By Pierre Hoffmeyer, EFORT Vice President.
In January 2009, the New England Journal of Medicine published a special article describing a study taking place in eight hospitals in eight different cities, spanning the five continents, and representing a variety of socio-economic circumstances.
1. All the complications occurring within 30 days of surgery in these hospitals were monitored. A three-month observation period established a baseline. Simple, safety-oriented guidelines published in 2008 by the World Health Organization (WHO) to ensure the safety of surgical patients worldwide were then introduced. This was followed by a second observation period.
2. The guidelines targeted operating theatre personnel and involved systematic compliance with checklists at “sign-in”, “time-out” and “sign-out” times. In essence, this simply meant that patient identity, the site of surgery and type of procedure were clearly and unequivocally identified by all members of the operating team, be they doctors, nurses or ancillary staff. The “time-out” procedure ensured clearly identified patients, procedures and surgery sites by all team members just before skin incision.
Interestingly, the report states that adherence to the measures reduced inpatient complications overall at 30 days from 11.0% to 7.0% and furthermore reduced mortality from 1.5% to 0.7%. Journalists worldwide picked up on this information and relayed it to the global media, thereby heightening public awareness of the surgical safety issue.
Avoiding surgery at the wrong site by the surgeon initialling the correct site with a skin marker pen prior to the operation should be enforced in all surgical departments, and especially in orthopaedic practice, where surgery at the wrong site can have dire consequences for the patients and for surgical careers.

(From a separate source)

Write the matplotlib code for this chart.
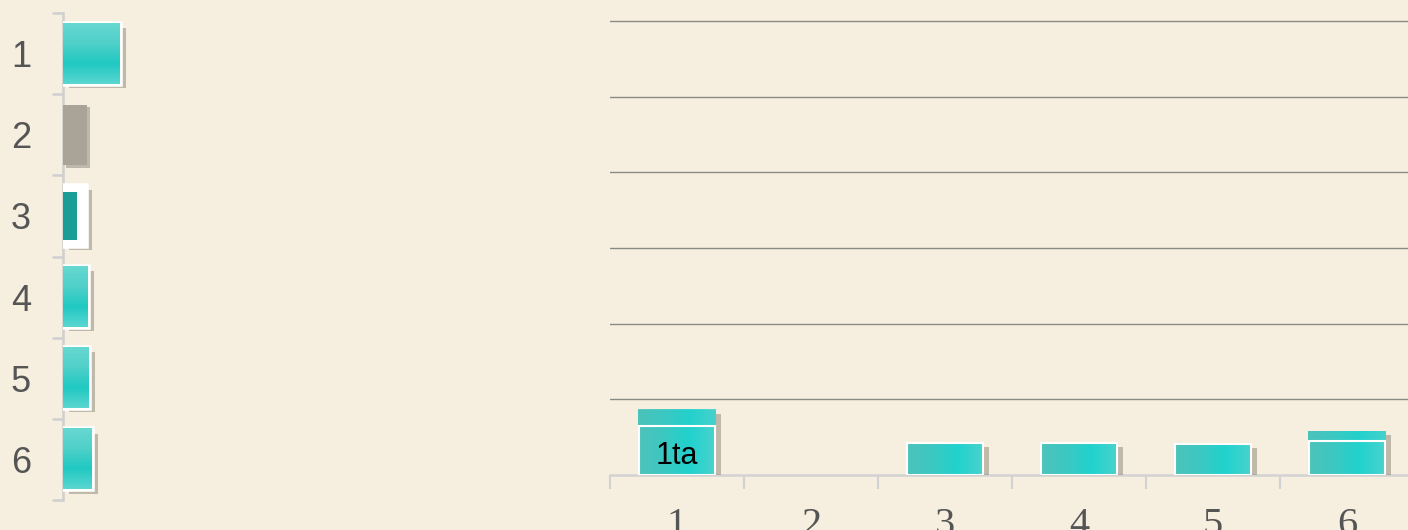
import matplotlib
matplotlib.use("Agg")
import matplotlib.pyplot as plt
import numpy as np
from matplotlib import patheffects as pe
from matplotlib.colors import LinearSegmentedColormap

# ---- data ----
categories = ["1", "2", "3", "4", "5", "6"]
left_values = [11.4, 4.8, 4.6, 5.0, 5.2, 5.8]
left_inner = [0, 0, 2.8, 0, 0, 0]
right_values = [8.6, 0, 4.2, 4.2, 4.1, 5.8]
right_inner = [6.5, 0, 4.2, 4.2, 4.1, 4.5]
bar_label = "1ta"

BG = "#f6efdf"
TEAL_L = "#4cc3bb"
TEAL_R = "#20d2cd"
GRAY_TXT = "#555555"

fig = plt.figure(figsize=(14.08, 5.30), dpi=100, facecolor=BG)

teal_h = LinearSegmentedColormap.from_list("th", [TEAL_L, "#3cc8c2", TEAL_R, "#48d3cd"])
teal_v = LinearSegmentedColormap.from_list("tv", ["#66d8d1", "#4fd0c9", "#1fc9c2", "#5ad6d0"])

def shadow():
    return [pe.SimplePatchShadow(offset=(4, -3), shadow_rgbFace="#6e685c", alpha=0.4), pe.Normal()]

# ---------------- left panel (horizontal bars) ----------------
axl = fig.add_axes([63 / 1408, 30 / 530, 500 / 1408, 487 / 530])
axl.set_facecolor("none")
ypos = np.arange(len(categories))
hb = axl.barh(ypos, left_values, height=0.74, color=TEAL_R, edgecolor="white", linewidth=4, zorder=3)
for i, p in enumerate(hb):
    p.set_path_effects(shadow())
    x0, y0, w, h = p.get_x(), p.get_y(), p.get_width(), p.get_height()
    if i == 1:
        p.set_facecolor("#a9a398")
        p.set_edgecolor("none")
        p.set_path_effects([pe.SimplePatchShadow(offset=(2, -2), shadow_rgbFace="#9a9488", alpha=0.6), pe.Normal()])
        continue
    if i == 2:
        p.set_facecolor("white")
        continue
    grad = np.linspace(0, 1, 50).reshape(-1, 1)
    axl.imshow(grad, extent=[x0, x0 + w, y0 + h, y0], aspect="auto", cmap=teal_v, zorder=3.5, origin="upper")
ib = axl.barh(ypos, left_inner, height=0.6, color="#1a9d97", zorder=4)

axl.set_xlim(0, 100)
axl.set_ylim(len(categories) - 0.5, -0.5)
for s in ["top", "right", "bottom"]:
    axl.spines[s].set_visible(False)
axl.spines["left"].set_color("#cfcfcf")
axl.spines["left"].set_linewidth(1.8)
axl.set_xticks([])
axl.set_yticks(ypos)
axl.set_yticklabels(categories, fontsize=26, color=GRAY_TXT, family=["Liberation Sans", "DejaVu Sans"])
axl.tick_params(axis="y", which="major", length=0, pad=23)
axl.set_yticks(np.arange(-0.5, len(categories)), minor=True)
axl.tick_params(axis="y", which="minor", length=8, width=1.8, color="#cfcfcf")

# ---------------- right panel (vertical bars) ----------------
ytop = 61
axr = fig.add_axes([610 / 1408, 55 / 530, 804 / 1408, (475 - 21) * ytop / 60 / 530])
axr.set_facecolor("none")
xpos = np.arange(len(categories))
cap = axr.bar(xpos, right_values, width=0.58, color="#3ccbc5", linewidth=0, zorder=3)
for p in cap:
    x0, y0, w, h = p.get_x(), p.get_y(), p.get_width(), p.get_height()
    if h > 0:
        p.set_path_effects(shadow())
        grad = np.linspace(0, 1, 50).reshape(1, -1)
        axr.imshow(grad, extent=[x0, x0 + w, y0, y0 + h], aspect="auto", cmap=teal_h, zorder=3.2, alpha=0.9)
    else:
        p.set_visible(False)
main = axr.bar(xpos, right_inner, width=0.56, color=TEAL_R, linewidth=0, zorder=4)
for p in main:
    x0, y0, w, h = p.get_x(), p.get_y(), p.get_width(), p.get_height()
    if h > 0:
        grad = np.linspace(0, 1, 50).reshape(1, -1)
        axr.imshow(grad, extent=[x0, x0 + w, y0, y0 + h], aspect="auto", cmap=teal_h, zorder=4.5)
        axr.add_patch(plt.Rectangle((x0, y0), w, h, fill=False, edgecolor="white", linewidth=1.5, zorder=4.6))
    else:
        p.set_visible(False)

axr.text(xpos[0], right_inner[0] * 0.38, bar_label, ha="center", va="center", fontsize=22,
         color="black", family=["Liberation Sans", "DejaVu Sans"], zorder=6)

axr.set_xlim(-0.5, len(categories) - 0.5)
axr.set_ylim(0, ytop)
axr.set_yticks(np.arange(10, 61, 10))
axr.yaxis.grid(True, color="#8a8a84", linewidth=1.0, zorder=1)
axr.tick_params(axis="y", length=0, labelleft=False)
for s in ["top", "right", "left"]:
    axr.spines[s].set_visible(False)
axr.spines["bottom"].set_color("#d2d2d2")
axr.spines["bottom"].set_linewidth(1.8)
axr.set_xticks(xpos)
axr.set_xticklabels(categories, fontsize=29, color=GRAY_TXT, family=["Liberation Serif", "DejaVu Serif"])
axr.tick_params(axis="x", which="major", length=0, pad=23)
axr.set_xticks(np.arange(-0.5, len(categories)), minor=True)
axr.tick_params(axis="x", which="minor", length=10, width=1.5, color="#d2d2d2")

fig.savefig("out.png", dpi=100, facecolor=BG)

3. Global campaigns involving patient safety such as “Clean care is safe care” must be promoted actively and hand washing before and after any patient contact must be made mandatory.
4. Informed care is certainly a good premise for the best care and, here again, the orthopaedic surgeon must strive to provide appropriate and satisfactory information to their patient.
Patient safety should be our primary goal. Without it no surgical operation, no matter how sophisticated the procedure or how deft the surgeon, can succeed. Many national societies, hospitals and individual surgeons use all or some of the above procedures and measures. The orthopaedic community must now come up with a unified concept for implementing these measures with all our patients throughout Europe. For too long, the initiative for preventive measures involving patient safety has been taken by persons and organisations outside of surgery. Orthopaedic surgeons must engage pro-actively in promoting all aspects of surgical safety.
EFORT encourages and endorses all initiatives and efforts in this direction.
Notes:
1) Haynes AB, Weiser TG, Berry WR, et al. A Surgical Safety Checklist to Reduce Morbidity and Mortality in a Global Population. N Engl J Med 2009;360:491-9.
2) World Alliance for Patient Safety. WHO guidelines for safe surgery. Geneva: World Health Organization, 2008.
3) AAOS web site: http://www5.aaos.org/wrong/setup.cfm
4) Pittet D, Dharan S. Alcohol-based rubs for hand antisepsis. Lancet Infect Dis. 2008 Oct;8(10):585-6.